Retirement: Get Rich or Die Tryin'


#1

Proper grim reading this:

Basically 3 options:

  1. Be rich
  2. Work until you die
  3. Be hugely impoverished

Currently looking to sack off my job for something I’m interested in, but slowly climbing the corporate ladder until I get a decent wage would be the sensible choice with things looking so dire.

What’s your plans?


#2

Absolutely nail as much money into a pension as I can whilst taking advantage of generous employer pension schemes (current one puts 6% in which is reasonable).

Work to ensure I’m mortgage free by 65 with the potential to downsize and release equity from any property I have to top up pension.

Any money I’ll receive from my parents after they pass away will be chivved into savings for retirement too.


#3

Option 1 seems the most appealing.


#4

Chucking cash into pension as much as possible at the mo, while gearing up to make the most of 10% overpayments.

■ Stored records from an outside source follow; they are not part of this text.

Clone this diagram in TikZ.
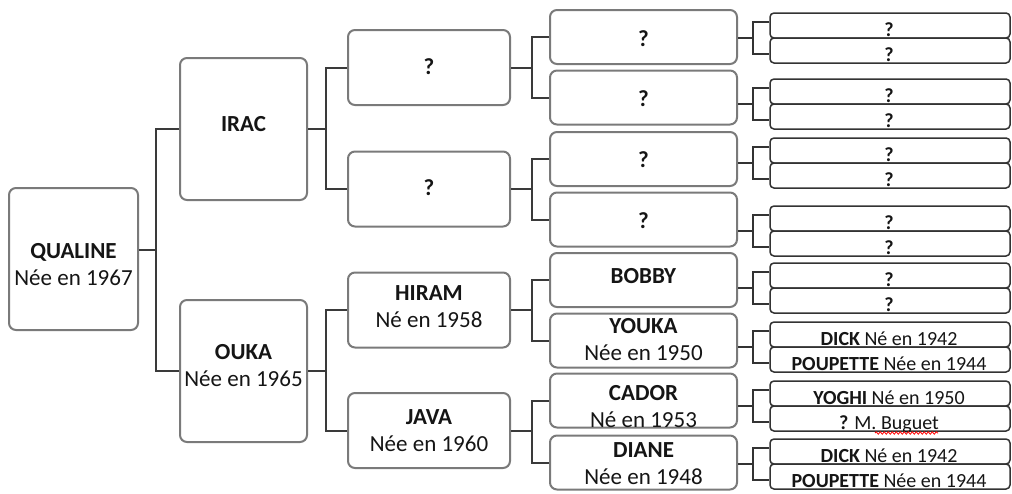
\documentclass[tikz,border=0pt]{standalone}
\usepackage{fontspec}
\setmainfont{Carlito}
\usetikzlibrary{calc,decorations.pathmorphing}
\definecolor{boxgray}{HTML}{7A7A7A}
\definecolor{conncol}{HTML}{3A3A3A}
\definecolor{sgray}{HTML}{333333}
\definecolor{txt}{HTML}{151515}
\newcommand\forkto[4]{% #1 parent, #2 child top, #3 child bottom, #4 gap
  \draw[conn] (#2.west) -- ++(-#4,0) coordinate (#2k) |- (#3.west);
  \draw[conn] (#1.east) -- (#1.east -| #2k);}
\newcommand\boxtext[6]{% #1 style, #2 name, #3 x, #4 y, #5 vertical text shift, #6 text
  \node[#1] (#2) at (#3,#4) {};
  \node[btext] (#2t) at ($(#2.center)+(0,#5)$) {#6};}
\newcommand\pairbox[5]{% #1 name, #2 mid y, #3 parent, #4 top text, #5 bottom text
  \node[sbox] (#1t) at (890,#2-12.5) {};
  \node[sbox] (#1b) at (890,#2+12.5) {};
  \node[stext] (#1tt) at (889,#2-2) {#4};
  \node[stext] (#1bt) at (889,#2+23) {#5};
  \coordinate (#1j) at (753,#2);
  \draw[sconn] (#3.east |- #1j) -- (#1j);
  \draw[sconn] ($(#1t.west)+(0,-3.5)$) -| (#1j) |- ($(#1b.west)+(0,3.5)$);}
\begin{document}
\begin{tikzpicture}[x=1pt,y=-1pt,
  bbox/.style={draw=boxgray, line width=2pt, rounded corners=7pt, fill=white, inner sep=0pt},
  btext/.style={inner sep=0pt, align=center, text=txt, font=\fontsize{23}{27}\selectfont},
  c1/.style={bbox, minimum width=129pt, minimum height=142pt},
  c2/.style={bbox, minimum width=127pt, minimum height=142pt},
  c3/.style={bbox, minimum width=162pt, minimum height=75pt},
  c4/.style={bbox, minimum width=187pt, minimum height=54pt},
  sbox/.style={draw=sgray, line width=1.5pt, rounded corners=4pt, minimum width=240pt,
    minimum height=25pt, inner sep=0pt},
  stext/.style={anchor=base, inner sep=0pt, text=txt, font=\fontsize{20}{24}\selectfont},
  conn/.style={draw=conncol, line width=2pt},
  sconn/.style={draw=sgray, line width=1.6pt}]
\useasboundingbox (0,0) rectangle (1012,493);
\fill[white] (0,0) rectangle (1012,493);

% column 1
\boxtext{c1}{q}{73.5}{259}{5.5}{\textbf{QUALINE}\\Née en 1967}
% column 2
\boxtext{c2}{irac}{243.5}{129}{-5}{\textbf{IRAC}}
\boxtext{c2}{ouka}{243.5}{371}{-5}{\textbf{OUKA}\\Née en 1965}
% column 3
\boxtext{c3}{g1}{429}{67.5}{-1}{\textbf{?}}
\boxtext{c3}{g2}{429}{189}{-1}{\textbf{?}}
\boxtext{c3}{hiram}{429}{310}{-3}{\textbf{HIRAM}\\Né en 1958}
\boxtext{c3}{java}{429}{430.5}{0}{\textbf{JAVA}\\Née en 1960}
% column 4
\boxtext{c4}{a1}{643.5}{37}{2}{\textbf{?}}
\boxtext{c4}{a2}{643.5}{97.5}{1}{\textbf{?}}
\boxtext{c4}{a3}{643.5}{159}{1}{\textbf{?}}
\boxtext{c4}{a4}{643.5}{219.5}{1}{\textbf{?}}
\boxtext{c4}{bobby}{643.5}{280}{-4}{\textbf{BOBBY}}
\boxtext{c4}{youka}{643.5}{340.5}{-1}{\textbf{YOUKA}\\Née en 1950}
\boxtext{c4}{cador}{643.5}{400.5}{6}{\textbf{CADOR}\\Né en 1953}
\boxtext{c4}{diane}{643.5}{462.5}{1.5}{\textbf{DIANE}\\Née en 1948}

% connectors col1 -> col2
\draw[conn] (irac.west) -- ++(-23,0) coordinate (k1) |- (ouka.west);
\coordinate (qo) at ($(q.east)+(0,-9)$);
\draw[conn] (qo) -- (qo -| k1);
% col2 -> col3
\forkto{irac}{g1}{g2}{21}
\forkto{ouka}{hiram}{java}{21}
% col3 -> col4
\forkto{g1}{a1}{a2}{17}
\forkto{g2}{a3}{a4}{17}
\forkto{hiram}{bobby}{youka}{17}
\forkto{java}{cador}{diane}{17}

% column 5
\pairbox{p1}{38}{a1}{\textbf{?}}{\textbf{?}}
\pairbox{p2}{104}{a2}{\textbf{?}}{\textbf{?}}
\pairbox{p3}{163}{a3}{\textbf{?}}{\textbf{?}}
\pairbox{p4}{231}{a4}{\textbf{?}}{\textbf{?}}
\pairbox{p5}{288}{bobby}{\textbf{?}}{\textbf{?}}
\pairbox{p6}{347}{youka}{\textbf{DICK} Né en 1942}{\textbf{POUPETTE} Née en 1944}
\pairbox{p7}{406}{cador}{\textbf{YOGHI} Né en 1950}{\textbf{?} M. Buguet}
\pairbox{p8}{464}{diane}{\textbf{DICK} Né en 1942}{\textbf{POUPETTE} Née en 1944}

% spell-check underline
\draw[red, line width=0.8pt, decorate, decoration={snake, amplitude=1.2pt, segment length=4pt}]
  ($(p7bt.base)+(-14,4)$) -- ($(p7bt.base)+(49,4)$);
\end{tikzpicture}
\end{document}
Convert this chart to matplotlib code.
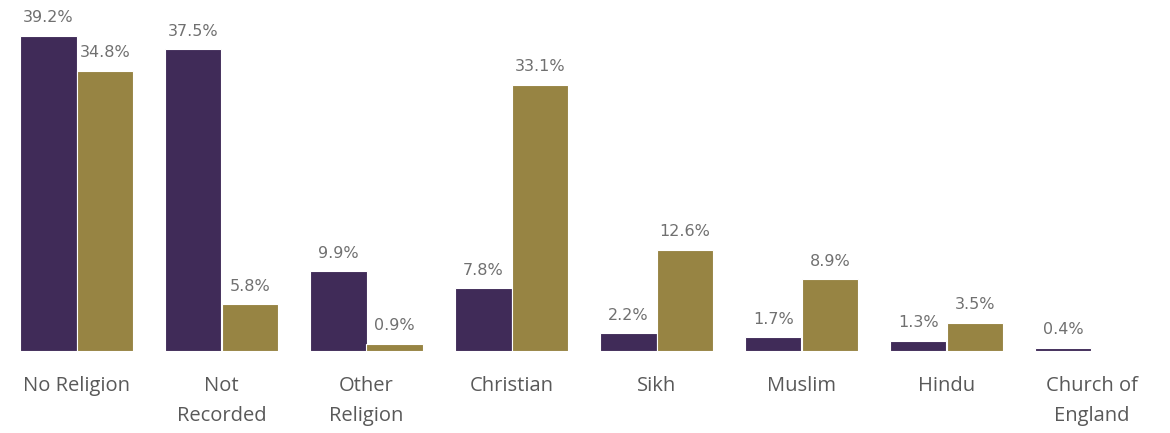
import numpy as np
import matplotlib.pyplot as plt

categories = ["No Religion", "Not\nRecorded", "Other\nReligion", "Christian",
              "Sikh", "Muslim", "Hindu", "Church of\nEngland"]
series_a = [39.2, 37.5, 9.9, 7.8, 2.2, 1.7, 1.3, 0.4]
series_b = [34.8, 5.8, 0.9, 33.1, 12.6, 8.9, 3.5, None]

purple = "#402b58"
gold = "#978443"

fig = plt.figure(figsize=(11.7, 4.33), dpi=100)
ax = fig.add_axes([4 / 1170, 82 / 433, 1160 / 1170, 338 / 433])

x = np.arange(len(categories))
w = 0.39

for i, (a, b) in enumerate(zip(series_a, series_b)):
    ax.bar(x[i] - w / 2, a, width=w, color=purple, edgecolor="white", linewidth=0.8)
    ax.text(x[i] - w / 2, a + 1.3, f"{a}%", ha="center", va="bottom",
            fontsize=11.5, color="#707070", family="DejaVu Sans")
    if b is not None:
        ax.bar(x[i] + w / 2, b, width=w, color=gold, edgecolor="white", linewidth=0.8)
        ax.text(x[i] + w / 2, b + 1.3, f"{b}%", ha="center", va="bottom",
                fontsize=11.5, color="#707070", family="DejaVu Sans")

ax.set_xlim(-0.5, len(categories) - 0.5)
ax.set_ylim(0, 42)
ax.set_xticks(x)
ax.set_xticklabels(categories, fontsize=14.5, color="#595959", family="Open Sans",
                   linespacing=1.65)
ax.tick_params(axis="x", length=0, pad=18)
ax.set_yticks([])
for s in ax.spines.values():
    s.set_visible(False)

fig.savefig("out.png", dpi=100)
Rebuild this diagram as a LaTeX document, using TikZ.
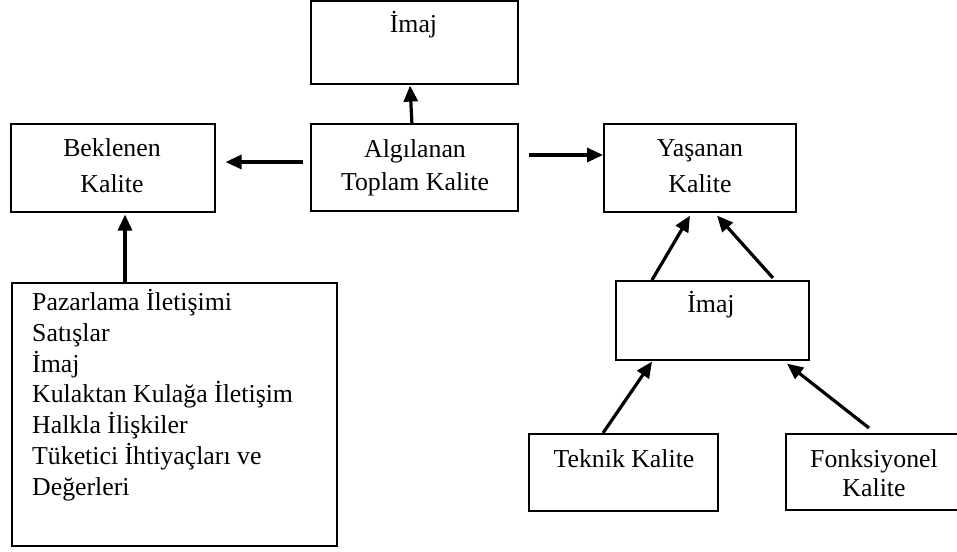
\documentclass[tikz,border=0pt]{standalone}
\usepackage{fontspec}
\setmainfont{Liberation Serif}
\usetikzlibrary{calc,arrows.meta}
\begin{document}
\begin{tikzpicture}[x=1pt,y=-1pt,
  box/.style={draw, line width=1.6pt, anchor=north west, inner sep=0pt, rectangle},
  txt/.style={anchor=base, inner sep=0pt},
  arr/.style={line width=3.2pt, -{Triangle[length=16pt,width=14pt]}}]
\useasboundingbox (0,0) rectangle (957,551);

% boxes
\node[box, minimum width=207pt, minimum height=82.5pt] (img1) at (310,0.5) {};
\node[box, minimum width=204pt, minimum height=88pt] (bek) at (10,123) {};
\node[box, minimum width=207pt, minimum height=87pt] (alg) at (310,123) {};
\node[box, minimum width=192pt, minimum height=88pt] (yas) at (603,123) {};
\node[box, minimum width=325pt, minimum height=263pt] (big) at (11,282) {};
\node[box, minimum width=193pt, minimum height=79pt] (img2) at (615,280) {};
\node[box, minimum width=189pt, minimum height=77pt] (tek) at (528,433) {};
\node[box, minimum width=177pt, minimum height=76pt] (fonk) at (785,433) {};

% labels
\node[txt, font=\fontsize{25.8}{30}\selectfont] (timg1) at (413.5,33) {İmaj};
\node[txt, font=\fontsize{25.8}{36}\selectfont] (tbek) at (112,156)
  {\begin{tabular}[t]{@{}c@{}}Beklenen\\Kalite\end{tabular}};
\node[txt, font=\fontsize{25.8}{33}\selectfont] (talg) at (415,157)
  {\begin{tabular}[t]{@{}c@{}}Algılanan\\Toplam Kalite\end{tabular}};
\node[txt, font=\fontsize{25.8}{36}\selectfont] (tyas) at (700,156)
  {\begin{tabular}[t]{@{}c@{}}Yaşanan\\Kalite\end{tabular}};
\node[txt, anchor=base west, font=\fontsize{25.8}{30.75}\selectfont] (tbig) at (32,310.5)
  {\begin{tabular}[t]{@{}l@{}}Pazarlama İletişimi\\Satışlar\\İmaj\\Kulaktan Kulağa İletişim\\Halkla İlişkiler\\Tüketici İhtiyaçları ve\\Değerleri\end{tabular}};
\node[txt, font=\fontsize{25.8}{30}\selectfont] (timg2) at (711,312) {İmaj};
\node[txt, font=\fontsize{25.8}{30}\selectfont] (ttek) at (624,467) {Teknik Kalite};
\node[txt, font=\fontsize{25.8}{29}\selectfont] (tfonk) at (874,467)
  {\begin{tabular}[t]{@{}c@{}}Fonksiyonel\\Kalite\end{tabular}};

% connectors
\draw[arr] ($(alg.north west)+(102,2)$) -- ($(img1.south west)+(100,1)$);
\draw[arr] ($(alg.north west)+(-7,39)$) -- ($(bek.north east)+(10,39)$);
\draw[arr] ($(alg.north east)+(10,32)$) -- ($(yas.north west)+(0,32)$);
\draw[arr] ($(big.north west)+(114,0)$) -- ($(bek.south west)+(115,2)$);
\draw[arr] ($(img2.north west)+(37,0)$) -- ($(yas.south west)+(87,3)$);
\draw[arr] ($(img2.north west)+(158,-2)$) -- ($(yas.south west)+(114,3)$);
\draw[arr] ($(tek.north west)+(75,0)$) -- ($(img2.south west)+(37,1)$);
\draw[arr] ($(fonk.north west)+(84,-5)$) -- ($(img2.south west)+(172,3)$);
\end{tikzpicture}
\end{document}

i had thoughts about amassing a big savings account but have changed that to 3-6 months of salary at the ready, then going full pelt at the above two


#5

having lots of kids and playing the lottery.


#6

Fuck knows. Literally impossible to accurately envision anything 40 years in the future. Hardly seems worth worrying about right now.

(At some point this year I will ensure I have a pension on the go I guess).


#7

Retire at 56 and live cheaply. That’s it.


#8

^ If there are no surprises, this is the sort of age i should be mortgage-free. at that point i guess i take a look at my mortgage and decide whether i can drop to a couple days work a week or should power on while/if i feel able to get the overall pot up


#9

Yeah my general unease about the state of the world is one of the main things stopping me from worrying about this too much.


#10

current plan is something akin to sticking my fingers in my ears and going “la la la la”


#11

It’s not even about the wider state of the world, even trying to model probabilities for one person’s life is nearly impossible. I’m 29 now. Ten years ago I had no idea where I’d be a decade later - where I’d be living, the job I’d be doing, that I’d be married or have a kid… So trying to imagine 40 years ahead is so far beyond my scope. Will I still be in this country? Will I have more kids? Grandkids? Where will my career have gone? Will my parents have left me money? Will I have won the lottery? Will robots now do all work and people live on UBI?

I know a pension is a hedge based on the fact that I’ll probably make it that far and it’s worth having a safety net if I do, but it does feel very remote. I’ve winged everything so far and it’s going okay, you know?


#12

Obviously retiring early is the dream but based on my current projections I don’t think that’ll be possible.

Whilst thinking about all of this IS painful… I’ve actually found looking at pensions calculators not too scary. Your outgoings reduce significantly when you retire and SO LONG AS there’s no rent or mortgage to be paid and assuming a pot for 20 years then it’s achievable. Say you need a pot of about £xxx,000k in today’s money (not including state pension) for a comfortable, unflashy retirement. It’s not easy to achieve but not unduly scary once you break it all down and be realistic about what you need to save.


#13

:grimacing:


#14

Whilst this is true - it is highly probable that you will live until almost 90 and you will need some money to support you whilst doing so. Also putting ANYTHING into a pension now is beneficial because the longer it’s there, the more compound interest it generates.


#15

Like I said, I know this isn’t a mature and responsible attitude and I will seriously look at getting a pension started this year (pretty sure I’m automatically in one with this company but I didn’t pay attention when I started), but you can’t make me care about it in any meaningful way.


#16

That’s nice of you, but I drink a LOT of beer.


#17

Nor do I need to :smiley: . But it’s good you’re getting sorted – I mean, there’s no actual downside to having a pension sorted. Regardless of which of those things happen. Whereas there’s a downside to winging it, especially since your list of things that could happen doesn’t include bad things, which while admirable and nicely optimistic probably needs gently covering


#18

#19

We all live and die by our choices. All of us.


#20

Think I’d rather drop down now to 4 days a week and retire later, rather than focus on early retirement.